Highlights & Insights

  • Paradigm shift to process-aware evaluation: Rather than scoring SR outputs as static results, OARS evaluates the LR→SR transformation process, decoupling fidelity preservation from perceptual gain—a fundamental innovation in the evaluation framework.
  • Input quality-adaptive reward: The exponential gating mechanism \(F^{Q_{LR}/\gamma}\) dynamically modulates the perception-fidelity trade-off based on input degradation level, yielding an elegant and effective design.
  • Shallow LoRA on the base model: Performing shallow LoRA optimization on the base model (rather than the SFT model) leverages the base model's higher stochasticity for better on-policy exploration while avoiding reward hacking.
  • Three-stage annotation pipeline: Unifying global comparability with intra-group fine-grained discriminability addresses the key limitation of NR-IQA insensitivity to generative SR outputs.

Limitations & Future Work

  • The MLLM reward model incurs high computational overhead, constraining online RL training efficiency—distillation into a lightweight scorer is a natural next step.
  • The framework is limited to image SR and has not been extended to video SR, where temporal consistency poses additional challenges.
  • Validation is restricted to 4× SR; generalization to other scale factors and tasks (denoising, deblurring) remains unexplored.
  • The 12 SR methods in COMPASS-20K may not cover the full diversity of all generative paradigms.
  • vs. DP2O-SR (offline DPO): OARS overcomes the pseudo-diversity problem of offline sampling via online RL; applying OARS's no-reference RL stage on top of DP2O-SR yields further consistent improvements across all metrics.
  • vs. Flow-GRPO: Both perform online RL alignment, but OARS employs forward-process RL (DiffusionNFT-style) rather than trajectory-level RL. As a strongly constrained generation task, SR does not require trajectory-level exploration; OARS is 5–10× more training-efficient.
  • vs. Q-Insight / CLIP-IQA+ and other NR-IQA metrics: These metrics assess the output in isolation and cannot perceive the enhancement process from LR to SR. COMPASS surpasses all FR and NR baselines on SRIQA-Bench through process-aware evaluation combined with the adaptive mechanism.

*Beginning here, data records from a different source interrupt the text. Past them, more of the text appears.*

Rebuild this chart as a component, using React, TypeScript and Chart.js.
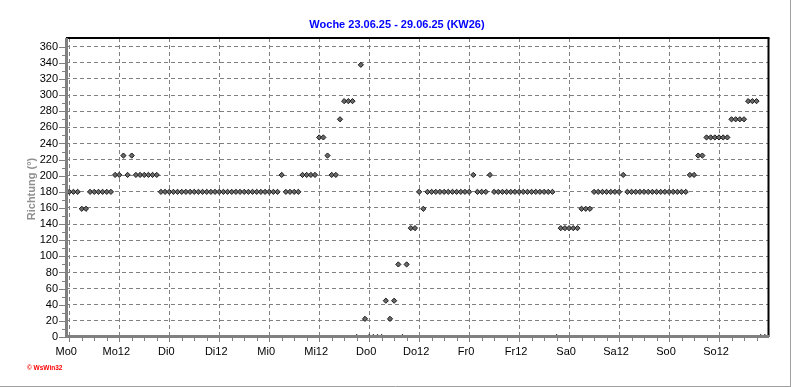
import React, { useEffect, useRef } from "react";
import { Chart, registerables } from "chart.js";

Chart.register(...registerables);

// ---- data (hourly wind direction, degrees) ----
const TITLE = "Woche 23.06.25 - 29.06.25 (KW26)";
const Y_TITLE = "Richtung (°)";
const WATERMARK = "© WsWin32";
const X_LABELS = ["Mo0", "Mo12", "Di0", "Di12", "Mi0", "Mi12", "Do0", "Do12", "Fr0", "Fr12", "Sa0", "Sa12", "So0", "So12"];
const Y_TICKS = [0, 20, 40, 60, 80, 100, 120, 140, 160, 180, 200, 220, 240, 260, 280, 300, 320, 340, 360];

const MONDAY = [180, 180, 180, 159, 159, 180, 180, 180, 180, 180, 180, 201, 201, 225, 201, 225, 201, 201, 201, 201, 201, 201, 180, 180];
const TUESDAY = [180, 180, 180, 180, 180, 180, 180, 180, 180, 180, 180, 180, 180, 180, 180, 180, 180, 180, 180, 180, 180, 180, 180, 180];
const WEDNESDAY = [180, 180, 180, 201, 180, 180, 180, 180, 201, 201, 201, 201, 247.5, 247.5, 225, 201, 201, 270, 292.5, 292.5, 292.5, 0, 337.5, 22.5];
const THURSDAY = [0, 0, 0, 0, 45, 22.5, 45, 90, 0, 90, 135, 135, 180, 159, 180, 180, 180, 180, 180, 180, 180, 180, 180, 180];
const FRIDAY = [180, 201, 180, 180, 180, 201, 180, 180, 180, 180, 180, 180, 180, 180, 180, 180, 180, 180, 180, 180, 180, 0, 135, 135];
const SATURDAY = [135, 135, 135, 159, 159, 159, 180, 180, 180, 180, 180, 180, 180, 201, 180, 180, 180, 180, 180, 180, 180, 180, 180, 180];
const SUNDAY = [180, 180, 180, 180, 180, 201, 201, 225, 225, 247.5, 247.5, 247.5, 247.5, 247.5, 247.5, 270, 270, 270, 270, 292.5, 292.5, 292.5, 0, 0];

const X_MIN = -0.79;
const X_MAX = 168;
const Y_MAX = 370.8;

const FONT = "'Liberation Sans', Arial, sans-serif";

export default function App() {
  const ref = useRef<HTMLCanvasElement>(null);

  useEffect(() => {
    const canvas = ref.current;
    if (!canvas) return;
    const values = [...MONDAY, ...TUESDAY, ...WEDNESDAY, ...THURSDAY, ...FRIDAY, ...SATURDAY, ...SUNDAY];
    const points = values.map((v, i) => ({ x: i, y: v }));

    const decor = {
      id: "decor",
      beforeDraw(chart: any) {
        const { ctx } = chart;
        ctx.save();
        ctx.fillStyle = "#ffffff";
        ctx.fillRect(0, 0, chart.width, chart.height);
        ctx.restore();
      },
      afterDatasetsDraw(chart: any) {
        const { ctx, chartArea: a, scales } = chart;
        const xs = scales.x;
        const ys = scales.y;
        const line = (x1: number, y1: number, x2: number, y2: number) => {
          ctx.beginPath();
          ctx.moveTo(x1, y1);
          ctx.lineTo(x2, y2);
          ctx.stroke();
        };
        ctx.save();
        ctx.setLineDash([]);
        // top & right borders (black)
        ctx.strokeStyle = "#000000";
        ctx.lineWidth = 2;
        line(a.left, a.top, a.right + 0.5, a.top);
        line(a.right - 0.5, a.top, a.right - 0.5, a.bottom);
        // axis lines (gray, thick)
        ctx.strokeStyle = "#808080";
        ctx.lineWidth = 3;
        line(a.left - 1, a.bottom - 0.5, a.right, a.bottom - 0.5);
        line(a.left + 0.5, a.top, a.left + 0.5, a.bottom + 1);
        // tick marks
        ctx.lineWidth = 1;
        for (let v = 0; v <= 360; v += 10) {
          const y = Math.round(ys.getPixelForValue(v)) + 0.5;
          const len = v % 20 === 0 ? 6 : 3;
          line(a.left - 1 - len, y, a.left - 1, y);
        }
        for (let h = 0; h < X_MAX; h += 3) {
          const x = Math.round(xs.getPixelForValue(h)) + 0.5;
          const len = h % 12 === 0 ? 4 : 3;
          line(x, a.bottom + 1, x, a.bottom + 1 + len);
          if (h % 12 === 0) line(x, a.top + 1, x, a.top + 4);
        }
        // outer frame (right & bottom)
        ctx.strokeStyle = "#a0a0a0";
        line(790.5, 0, 790.5, 387);
        line(0, 386.5, 791, 386.5);
        // title
        ctx.fillStyle = "#0000ff";
        ctx.font = `bold 11px ${FONT}`;
        ctx.textAlign = "center";
        ctx.textBaseline = "alphabetic";
        ctx.fillText(TITLE, 397, 28);
        // y axis title
        ctx.save();
        ctx.translate(35, 189);
        ctx.rotate(-Math.PI / 2);
        ctx.fillStyle = "#909090";
        ctx.font = `bold 11px ${FONT}`;
        ctx.textAlign = "center";
        ctx.fillText(Y_TITLE, 0, 0);
        ctx.restore();
        // watermark
        ctx.fillStyle = "#ff0000";
        ctx.font = `bold 6.5px ${FONT}`;
        ctx.textAlign = "left";
        ctx.fillText(WATERMARK, 27, 370);
        ctx.restore();
      },
    };

    const chart = new Chart(canvas, {
      type: "scatter",
      data: {
        datasets: [
          {
            data: points,
            pointStyle: "rectRot",
            pointRadius: 2.6,
            pointHoverRadius: 2.6,
            pointBackgroundColor: "#6a6a6a",
            pointBorderColor: "#1a1a1a",
            pointBorderWidth: 1,
            showLine: false,
            clip: { left: 6, right: 6, top: 6, bottom: 0 },
          } as any,
        ],
      },
      options: {
        responsive: false,
        animation: false,
        devicePixelRatio: 1,
        events: [],
        layout: { padding: { top: 38, right: 23, left: 0, bottom: 0 } },
        plugins: {
          legend: { display: false },
          tooltip: { enabled: false },
          title: { display: false },
        },
        scales: {
          x: {
            type: "linear",
            min: X_MIN,
            max: X_MAX,
            afterBuildTicks: (s: any) => {
              s.ticks = X_LABELS.map((_, i) => ({ value: i * 12 }));
            },
            afterFit: (s: any) => {
              s.height = 50;
            },
            grid: { color: "#808080", lineWidth: 1, drawTicks: false },
            border: { display: false, dash: [4, 3] },
            ticks: {
              padding: 8,
              labelOffset: -3,
              color: "#000000",
              font: { family: FONT, size: 11 },
              maxRotation: 0,
              autoSkip: false,
              callback: (v: any) => X_LABELS[Math.round(Number(v) / 12)] ?? "",
            },
          },
          y: {
            type: "linear",
            min: 0,
            max: Y_MAX,
            afterBuildTicks: (s: any) => {
              s.ticks = Y_TICKS.map((v) => ({ value: v }));
            },
            afterFit: (s: any) => {
              s.width = 66;
            },
            grid: { color: "#808080", lineWidth: 1, drawTicks: false },
            border: { display: false, dash: [4, 3] },
            ticks: {
              padding: 8,
              color: "#000000",
              font: { family: FONT, size: 11 },
              autoSkip: false,
              callback: (v: any) => String(v),
            },
          },
        },
      } as any,
      plugins: [decor],
    });

    return () => chart.destroy();
  }, []);

  return (
    <div style={{ position: "fixed", left: 0, top: 0, width: 792, height: 387, background: "#fff" }}>
      <canvas ref={ref} width={792} height={387} style={{ width: 792, height: 387, display: "block" }} />
    </div>
  );
}
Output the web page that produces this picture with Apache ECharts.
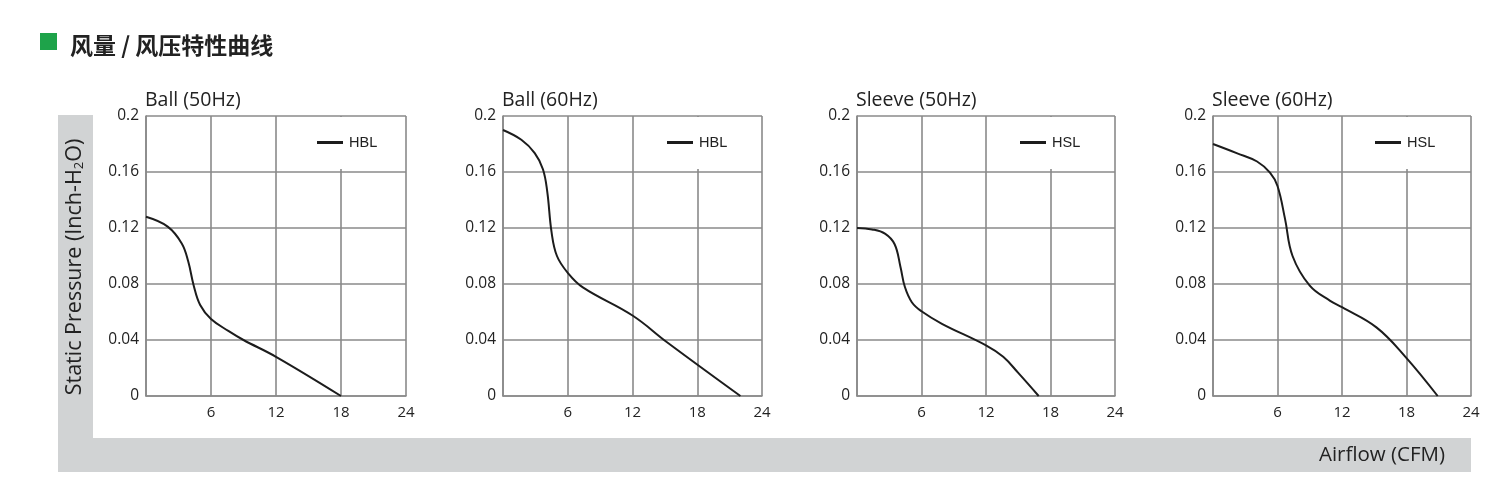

Highlights & Insights (General)

  • The concept of "process-aware" evaluation generalizes to other image enhancement and editing tasks: rather than asking only whether the result is good, one should ask what was improved and what was preserved relative to the input.
  • The strategy of shallow LoRA on the base model for RL warrants validation in other conditional generation tasks.
  • The three-stage annotation pipeline (global + intra-group + calibration) constitutes a general methodology for fine-grained preference annotation.

Rating

  • Novelty: ⭐⭐⭐⭐ — Process-aware reward and adaptive gating are core innovations; the progressive RL framework is well-designed, though individual components are not entirely novel.
  • Experimental Thoroughness: ⭐⭐⭐⭐⭐ — Three datasets, nine baselines, comprehensive ablations (reward formula / RL stages / backbone / RL method), and a user study; extremely thorough.
  • Writing Quality: ⭐⭐⭐⭐ — Logically clear with well-motivated methodology and concise formulations, though the high information density requires careful re-reading.
  • Value: ⭐⭐⭐⭐ — Provides a complete RLHF pipeline for generative SR post-training; COMPASS can be independently reused for other low-level vision tasks.